System Admin Management

Before diving into the details about the extension, it’s important to understand how system admins are managed. Though SDC can manage system admins through a custom implementation of the External Authentication Extension, the generic implementation described here does not manage system admins. Instead, SDC keeps a local list of users with administrator rights. The Delivery Hub does the following:

  • Authenticates a user against your LDAP service.
  • If the user is authenticated, the Delivery Hub searches its local index of admins.
  • If the Delivery Hub can find a local system admin that matches the LDAP user ID, then the LDAP user is considered a system admin.

Because of this architecture, the first step is to create at least one system admin user within the Admin Console with the same ID as a user from your LDAP server.

Once the External Authentication Extension is enabled and you have logged into the Admin Console with this special LDAP user ID, you can search for any LDAP user and mark as a system admin. You can create as many system admins as required, and it’s also possible to mark LDAP users as group admins in the same way as you would for locally managed users.

The Authentication Extension

In the zip file below, ldap-auth.jar file is the authentication extension ready to be used on your Delivery Hub.

Extension files: LDAP_authentication_extension.zip

Follow the steps below to enable the extension.

  1. Create the local system admin in the Admin Console with an ID that matches the LDAP ID of the user that will be your admin.
  2. Exit the Admin Console, and stop the SDC hub.
  3. Copy the ldap-auth.jar file from LDAP_authentication_extensions.zip to Data Files/system-config/private/server-extensions.
  4. Configure your LDAP context queries (see the section below).
  5. Start the SDC server.
  6. Open and log in to the Admin Console, and confirm extensions are active on the Advanced tab of the System page.

    Note: As described in System Admin Management above, this specific implementation does not manage admins, so the Externally Defined Administrators is marked as disabled.

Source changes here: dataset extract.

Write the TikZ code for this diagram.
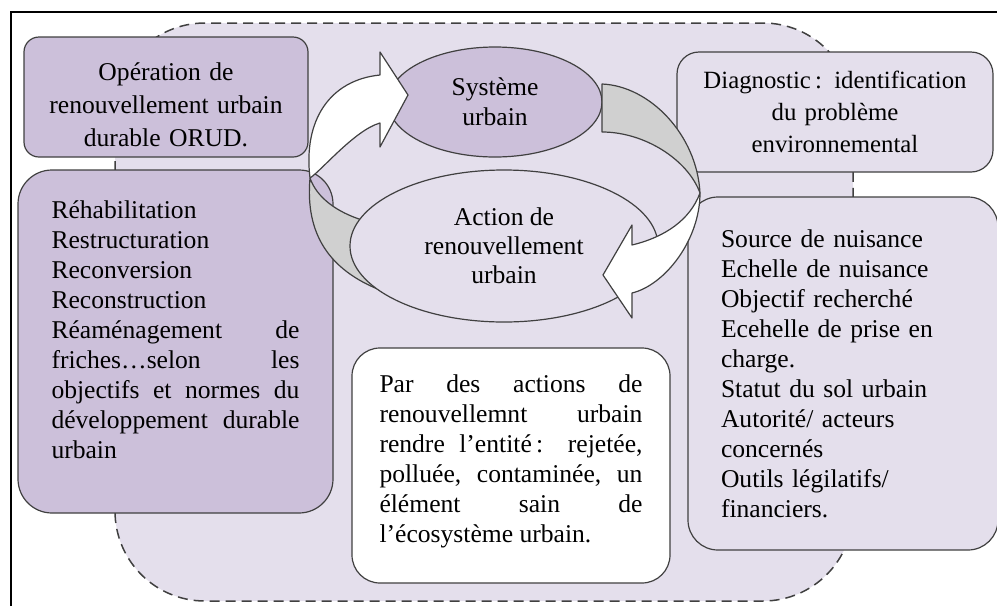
\documentclass[tikz,border=0pt]{standalone}
\usepackage{fontspec}
\setmainfont{Liberation Serif}
\usepackage{tikz}
\usetikzlibrary{shapes,positioning}

\definecolor{lilac}{HTML}{CCC0DA}
\definecolor{lavender}{HTML}{E4DFEC}
\definecolor{ribbon}{HTML}{D0D0D0}
\definecolor{rim}{gray}{0.25}

\tikzstyle{box} = [rectangle, draw=rim, line width=0.6pt, outer sep=0pt,
    font=\fontsize{12.8}{15}\selectfont]
\tikzstyle{darkbox} = [box, fill=lilac]
\tikzstyle{lightbox} = [box, fill=lavender]
\tikzstyle{loopnode} = [ellipse, draw=rim, line width=0.6pt, outer sep=0pt, align=center,
    font=\fontsize{12.8}{15}\selectfont]
\tikzstyle{twist} = [draw=rim, line width=0.6pt, line join=round]

\begin{document}
\begin{tikzpicture}[x=0.5pt, y=-0.5pt]
      \useasboundingbox (0,0) rectangle (997,606);
      % Frame and dashed panel
      \draw [line width=1pt] (11,606) -- (11,12) -- (997,12);
      \draw [fill=lavender, draw=rim, line width=0.75pt, dash pattern=on 5pt off 3pt,
          rounded corners=45pt] (115,23) rectangle (853,601);
      % Boxes
      \node [darkbox, minimum width=142pt, minimum height=60pt, rounded corners=7.5pt,
          text width=134pt, align=center, font=\fontsize{12.8}{16.5}\selectfont] (orud) at (166,97)
          {\rule{0pt}{17pt}Opération de\\ renouvellement urbain\\ durable ORUD.};
      \node [darkbox, minimum width=157.5pt, minimum height=171.5pt, rounded corners=17pt,
          text width=124pt, align=justify, below=6.5pt of orud, xshift=4.75pt] (reha)
          {Réhabilitation\\ Restructuration\\ Reconversion\\ Reconstruction\\
          Réaménagement de\linebreak friches…selon les\linebreak objectifs et normes du\linebreak
          développement durable\linebreak urbain\rule[-12pt]{0pt}{0pt}};
      \node [lightbox, minimum width=158pt, minimum height=60pt, rounded corners=11pt,
          text width=150pt, align=center, font=\fontsize{12.4}{16}\selectfont] (diag) at (835,112)
          {Diagnostic\,: identification\\ du problème\\ environnemental};
      \node [lightbox, minimum width=155pt, minimum height=176.5pt, rounded corners=15pt,
          text width=122pt, align=left, below=12.5pt of diag, xshift=4pt] (nuisance)
          {Source de nuisance\\ Echelle de nuisance\\ Objectif recherché\\ Ecehelle de prise en\\
          charge.\\ Statut du sol urbain\\ Autorité/ acteurs\\ concernés\\ Outils légilatifs/\\ financiers.};
      % Cycle
      \node [loopnode, fill=lilac, minimum width=107pt, minimum height=55pt] (sys) at (495,102)
          {Système\\ urbain};
      \filldraw [twist, fill=ribbon] (310,178) .. controls (305,235) and (330,270) .. (380,290)
          -- (395,287) -- (395,212) -- (362,220) .. controls (337,212) and (317,198) .. (310,178) -- cycle;
      \filldraw [twist, fill=white] (310,178) .. controls (303,120) and (330,80) .. (380,75)
          -- (380,52) -- (408,95) -- (380,147) -- (380,123)
          .. controls (355,130) and (322,170) .. (310,178) -- cycle;
      \node [loopnode, fill=lavender, minimum width=154pt, minimum height=76pt,
          font=\fontsize{12.8}{14.5}\selectfont, below=6.5pt of sys, xshift=4.5pt] (action)
          {Action de\\ renouvellement\\ urbain};
      \node [box, fill=white, minimum width=159pt, minimum height=117.5pt, rounded corners=14pt,
          text width=131.5pt, align=justify, below=13pt of action, xshift=3.5pt] (goal)
          {Par des actions de\linebreak renouvellemnt urbain\linebreak rendre l’entité\,: rejetée,\linebreak
          polluée, contaminée, un\linebreak élément sain de\linebreak l’écosystème urbain.\rule[-7.3pt]{0pt}{0pt}};
      \filldraw [twist, fill=ribbon] (602,84) .. controls (650,86) and (697,135) .. (700,193)
          .. controls (688,160) and (645,132) .. (602,132) -- cycle;
      \filldraw [twist, fill=white] (700,193) .. controls (700,240) and (665,285) .. (632,293)
          -- (632,318) -- (603,275) -- (632,225) -- (632,245)
          .. controls (665,237) and (690,220) .. (700,193) -- cycle;
\end{tikzpicture}
\end{document}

    Extension use indicators on System Administration page

The Configuration File

Because this is a generic extension, you need a way to configure it with your LDAP service information. In the extension file zip, you will find the fileldap.properties, which contains the specific information needed to access and query your LDAP service. The properties listed are just an example and though your implementation may be very similar, you can add or remove as many properties as required. The External Authentication Extension reads this file and uses the properties you define.

The property names you use should be valid LDAP properties, but for the External Authentication Extension to read them they must have the prefix lookup.prop. This prefix will be stripped out when creating the LDAP context.

Follow the steps below to finish the extension configuration.

  1. Copy the ldap.properties file fromLDAP_authentication_extensions.zip to Data Files/server/.
  2. Edit ldap.properties to include your required LDAP service information and your query information. You can add as many properties as you need.

If your login is successful after following these steps, your External Authentication Extension is installed and working.